Secretary of State Sam Reed and the state Elections Division, backed by the attorney general’s office, take the position that the Public Records Act adopted by the voters in 1972 requires the release of all public documents that are not specifically exempt. A number of groups and individuals have requested the names and addresses of the 138,000 voters

who signed the petitions.  Foes of the new law said disclosure would chill voters’ right to participate anonymously in the political process, and could lead to harassment.

The closely watched disclosure case has implications for all initiative and referendum petitions, including those in other states. Washington has never released the R-71 petitions due to a preliminary injunction that remains in place for that and other initiative petitions, including many sponsored by initiative activist Tim Eyman.

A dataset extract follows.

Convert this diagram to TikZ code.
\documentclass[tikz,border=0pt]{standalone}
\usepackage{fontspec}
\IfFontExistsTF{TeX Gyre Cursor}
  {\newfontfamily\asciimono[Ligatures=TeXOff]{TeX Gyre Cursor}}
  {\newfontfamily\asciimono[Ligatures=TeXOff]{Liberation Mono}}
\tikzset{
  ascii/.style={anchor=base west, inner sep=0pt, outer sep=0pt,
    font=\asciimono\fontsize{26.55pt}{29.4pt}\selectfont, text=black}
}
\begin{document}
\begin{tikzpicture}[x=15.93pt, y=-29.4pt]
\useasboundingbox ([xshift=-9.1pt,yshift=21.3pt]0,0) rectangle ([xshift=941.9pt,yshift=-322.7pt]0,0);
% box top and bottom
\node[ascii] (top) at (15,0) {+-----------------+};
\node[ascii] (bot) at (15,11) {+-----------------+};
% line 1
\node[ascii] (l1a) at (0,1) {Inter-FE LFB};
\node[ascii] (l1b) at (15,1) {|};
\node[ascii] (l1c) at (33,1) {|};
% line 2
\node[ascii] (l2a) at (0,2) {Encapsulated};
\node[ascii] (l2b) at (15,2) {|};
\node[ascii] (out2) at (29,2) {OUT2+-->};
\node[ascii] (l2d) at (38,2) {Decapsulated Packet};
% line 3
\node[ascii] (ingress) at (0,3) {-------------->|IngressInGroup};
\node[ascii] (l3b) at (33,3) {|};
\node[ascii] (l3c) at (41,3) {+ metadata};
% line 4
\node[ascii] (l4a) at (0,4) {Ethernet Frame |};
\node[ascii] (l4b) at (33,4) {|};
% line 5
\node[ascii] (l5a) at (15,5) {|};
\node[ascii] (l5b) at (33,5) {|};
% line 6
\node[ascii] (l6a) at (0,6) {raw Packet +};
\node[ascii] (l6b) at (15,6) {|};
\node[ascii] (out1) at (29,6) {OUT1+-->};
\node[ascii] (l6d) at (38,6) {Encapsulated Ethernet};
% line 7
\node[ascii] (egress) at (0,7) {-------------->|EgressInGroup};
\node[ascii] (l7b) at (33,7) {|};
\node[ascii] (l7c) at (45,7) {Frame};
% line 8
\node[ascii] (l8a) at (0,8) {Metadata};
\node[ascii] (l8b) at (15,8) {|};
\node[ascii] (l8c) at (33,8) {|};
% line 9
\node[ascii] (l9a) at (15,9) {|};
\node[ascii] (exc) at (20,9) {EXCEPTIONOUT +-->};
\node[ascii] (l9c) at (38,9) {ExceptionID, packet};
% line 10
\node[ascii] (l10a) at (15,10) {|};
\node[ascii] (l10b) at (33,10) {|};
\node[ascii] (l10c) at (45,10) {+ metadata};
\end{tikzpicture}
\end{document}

Protect Marriage Washington won a disclosure ban in U.S. District Court in Tacoma last September, but the 9th Circuit Court of Appeals reversed, siding with the state that disclosure was mandated under state law and does not violate the federal Constitution. Protect Marriage Washington, in a case called Doe v. Reed, now has persuaded the high court to hear its appeal.

In a brief written by Deputy Solicitor William Collins, the state defends the Public Records Act and the state’s release policy. The act of signing a petition is described as a public legislative action by citizens, essentially like seconding a motion on a bill.  No constitutional rights are abridged, and indeed, voters’ need for pertinent election information is enhanced, the brief says.  They square the state’s policy with the disclosure portion of the recently released Citizens United case in the Supreme Court.  And state attorneys say the issue of potential harassment of petition signers is not before the court, since it was not the subject of the district and appeals court rulings.

Voters approved R-71 by a vote of 53-47 in November.  As of today, there are 7,241 domestic partner registrations with the Secretary of State’s Corporations and Charities Division.